1. In a YDSE apparatus, how many maxima can be obtained on the screen if the wavelength of light used is 200nm and d=700nm.

2. Two coherent light sources each of wavelength lambda are separated by a distance 3lambda. The maximum number of minima formed on the line AB which runs from -infinity to infinity.

To tackle your questions, we need to delve into the principles of Young's Double Slit Experiment (YDSE) and the interference of coherent light sources. Let's break down each part step by step.

Maxima in Young's Double Slit Experiment

In a YDSE setup, the number of maxima (bright fringes) that can be observed on the screen is determined by the relationship between the wavelength of light used and the distance between the slits. The formula for the position of the maxima is given by:

• y_m = (m * λ * L) / d

Where:

• y_m = position of the m-th maximum
• m = order of the maximum (0, ±1, ±2, ...)
• λ = wavelength of light
• L = distance from the slits to the screen
• d = distance between the slits

For maxima to be formed, the condition is:

• m * λ ≤ d

Given:

• Wavelength (λ) = 200 nm = 200 x 10^-9 m
• Distance between slits (d) = 700 nm = 700 x 10^-9 m

Now, we can find the maximum order of m:

• m * (200 x 10^-9) ≤ (700 x 10^-9)
• m ≤ 700 / 200 = 3.5

This means the maximum integer value for m is 3. Therefore, the possible values of m are 0, ±1, ±2, ±3. Counting these gives us:

• 1 (for m=0) + 3 (for m=±1, ±2, ±3) = 7 maxima

Thus, there will be a total of 7 maxima observed on the screen.

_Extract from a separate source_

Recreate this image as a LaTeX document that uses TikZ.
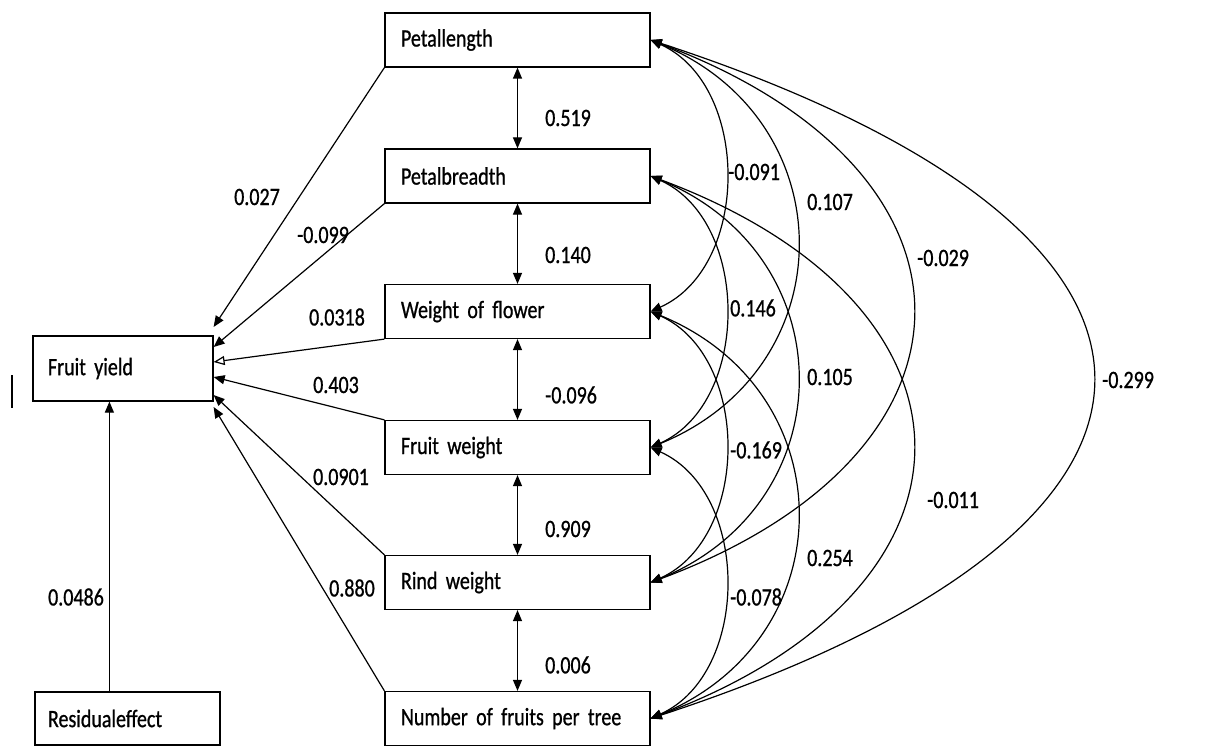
\documentclass[tikz,border=0pt]{standalone}
\usepackage{fontspec}
\setmainfont{Carlito}[FakeStretch=0.8,FakeBold=0.8]
\usetikzlibrary{arrows.meta,calc}
\begin{document}
\begin{tikzpicture}[x=1pt,y=-1pt,
  every node/.style={font=\fontsize{25}{28}\selectfont},
  box/.style={draw,line width=1.2pt,minimum height=54pt,inner xsep=16pt,text width=233pt,align=left},
  lbl/.style={inner sep=0pt},
  conn/.style={line width=1.2pt},
  >={Triangle[length=11pt,width=9pt]}]
\useasboundingbox (0,0) rectangle (1217,746);
% middle column
\node[box] (pl) at (517.5,40) {Petallength};
\node[box] (pb) at (517.5,176) {Petalbreadth};
\node[box] (wf) at (517.5,311.5) {Weight of flower};
\node[box] (fw) at (517.5,447.5) {Fruit weight};
\node[box] (rw) at (517.5,582.5) {Rind weight};
\node[box] (nf) at (517.5,718.5) {Number of fruits per tree};
% left column
\node[draw,line width=1.2pt,minimum height=65pt,inner xsep=15pt,text width=150pt,align=left] (fy) at (123,368.5) {Fruit yield};
\node[draw,line width=1.2pt,minimum height=53pt,inner xsep=13pt,text width=159pt,align=left] (rs) at (127.5,718.5) {Residualeffect};
\draw[line width=2pt] (12,375) -- (12,408);
% residual
\draw[conn,->] ($(rs.north west)+(75,0)$) -- ($(fy.south west)+(77,0)$);
% vertical correlations
\draw[conn,<->] (pl.south) -- (pb.north);
\draw[conn,<->] (pb.south) -- (wf.north);
\draw[conn,<->] (wf.south) -- (fw.north);
\draw[conn,<->] (fw.south) -- (rw.north);
\draw[conn,<->] (rw.south) -- (nf.north);
% direct effects
\draw[conn,->] (pl.south west) -- ($(fy.east)+(0,-41.5)$);
\draw[conn,->] (pb.south west) -- ($(fy.east)+(0,-21.5)$);
\draw[conn,-{Triangle[open,length=11pt,width=9pt]}] (wf.south west) -- ($(fy.east)+(0,-6.5)$);
\draw[conn,->] (fw.north west) -- ($(fy.east)+(0,8.5)$);
\draw[conn,->] (rw.north west) -- ($(fy.east)+(0,26.5)$);
\draw[conn,->] (nf.north west) -- ($(fy.east)+(0,38.5)$);
% curved correlations
\draw[conn,<->] (pl.east) .. controls +(100,45) and +(100,-45) .. (wf.east);
\draw[conn,<->] (pb.east) .. controls +(100,45) and +(100,-45) .. (fw.east);
\draw[conn,<->] (wf.east) .. controls +(100,45) and +(100,-45) .. (rw.east);
\draw[conn,<->] (fw.east) .. controls +(100,45) and +(100,-45) .. (nf.east);
\draw[conn,<->] (pl.east) .. controls +(195,80) and +(195,-80) .. (fw.east);
\draw[conn,<->] (pb.east) .. controls +(195,80) and +(195,-80) .. (rw.east);
\draw[conn,<->] (wf.east) .. controls +(195,80) and +(195,-80) .. (nf.east);
\draw[conn,<->] (pl.east) .. controls +(349,130) and +(349,-130) .. (rw.east);
\draw[conn,<->] (pb.east) .. controls +(349,130) and +(349,-130) .. (nf.east);
\draw[conn,<->] (pl.east) .. controls +(589,193) and +(589,-193) .. (nf.east);
% labels vertical
\node[lbl,anchor=west] (v1) at (545,118) {0.519};
\node[lbl,anchor=west] (v2) at (545,255) {0.140};
\node[lbl,anchor=west] (v3) at (545,395) {-0.096};
\node[lbl,anchor=west] (v4) at (545,529) {0.909};
\node[lbl,anchor=west] (v5) at (545,665) {0.006};
% labels direct
\node[lbl] (d1) at (257,197) {0.027};
\node[lbl] (d2) at (323,235) {-0.099};
\node[lbl] (d3) at (337,317) {0.0318};
\node[lbl] (d4) at (336,385) {0.403};
\node[lbl] (d5) at (341,477) {0.0901};
\node[lbl] (d6) at (352,588) {0.880};
\node[lbl] (d7) at (76,597) {0.0486};
% labels curves
\node[lbl,anchor=west] (c1) at (728,172) {-0.091};
\node[lbl,anchor=west] (c2) at (807,202) {0.107};
\node[lbl,anchor=west] (c3) at (917,258) {-0.029};
\node[lbl,anchor=west] (c4) at (1102,380) {-0.299};
\node[lbl,anchor=west] (c5) at (730,308) {0.146};
\node[lbl,anchor=west] (c6) at (807,377) {0.105};
\node[lbl,anchor=west] (c7) at (927,500) {-0.011};
\node[lbl,anchor=west] (c8) at (730,450) {-0.169};
\node[lbl,anchor=west] (c9) at (807,558) {0.254};
\node[lbl,anchor=west] (c10) at (730,597) {-0.078};
\end{tikzpicture}
\end{document}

Minima from Two Coherent Light Sources

Now, let's consider the second part of your question regarding two coherent light sources separated by a distance of 3λ. The condition for minima in an interference pattern is given by:

• d sin(θ) = (m + 0.5)λ

Where:

• d = distance between the two sources
• m = order of the minima (0, ±1, ±2, ...)

In this case, the distance d = 3λ. Therefore, substituting this into the minima condition gives:

• 3λ sin(θ) = (m + 0.5)λ

Dividing through by λ:

• 3 sin(θ) = m + 0.5

Rearranging gives:

• m = 3 sin(θ) - 0.5

To find the maximum number of minima, we need to consider the range of sin(θ), which varies from -1 to 1. Thus:

• For sin(θ) = 1: m = 3(1) - 0.5 = 2.5
• For sin(θ) = -1: m = 3(-1) - 0.5 = -3.5

The integer values of m that can be obtained range from -3 to 2, which gives us:

• m = -3, -2, -1, 0, 1, 2

This results in a total of 6 minima (counting from -3 to 2). Therefore, the maximum number of minima formed on the line AB is 6.

In summary, for the YDSE with a wavelength of 200 nm and slit separation of 700 nm, you can observe 7 maxima. For the two coherent sources separated by 3λ, you can observe a maximum of 6 minima along the line AB.